More than 50% of annual soil loss in a number of temperate regions of the world occurs when frozen soils are thawing. Such losses occur as a consequence of relatively high surface soil water contents due to the presence of a subsurface impermeable layer. This laboratory study addressed the soil mechanical principles governing erosion of soils with an impermeable subsurface layer (frozen or compacted, etc.). We examined (i) the effect of a freeze–thaw cycle on soil cohesion and (ii) the effect of a subsurface impermeable layer on soil detachment during raindrop impact for two soils: a Galva loess (silty clay loam, mixed, mesic Typic Hapludoll) and a Nicollet glacial till (loam mixed, superactive mesic Aquic Hapludoll). A Mohr diagram was constructed, based on a series of triaxial tests at three matric potentials. Soil cohesion for each treatment was determined from the Mohr diagrams. Soil water content treatments of 0.15 and 0.25 g g −1 were imposed before freezing and thawing. The freeze treatment was 90 min at −12°C, followed by a 30‐min thaw period. Immediately thereafter, shear strength and detachment were measured. Soil cohesion values were <50 kg m −2 and were not affected by freezing or by water content‐at‐freezing.
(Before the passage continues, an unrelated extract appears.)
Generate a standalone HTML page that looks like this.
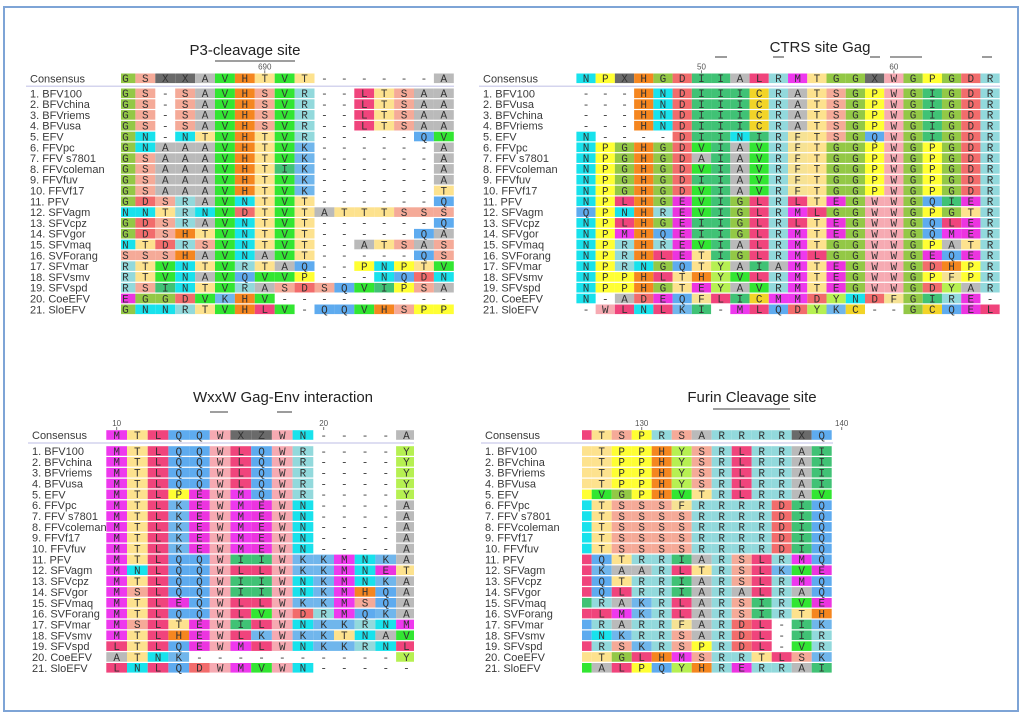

The single‐water‐drop detachment values for soils with an impermeable layer vs. without an impermeable layer increased from 0.016 ± 0.0065 g to 0.054 ± 0.0265 g for loess and 0.036 ± 0.0071 g to 0.145 ± 0.0635 g for till. With an impermeable subsurface layer, soil matric potential is driven towards 0 Pa, resulting in extremely weakened soils prone to high soil‐detachment values and quite likely high soil‐erosion losses.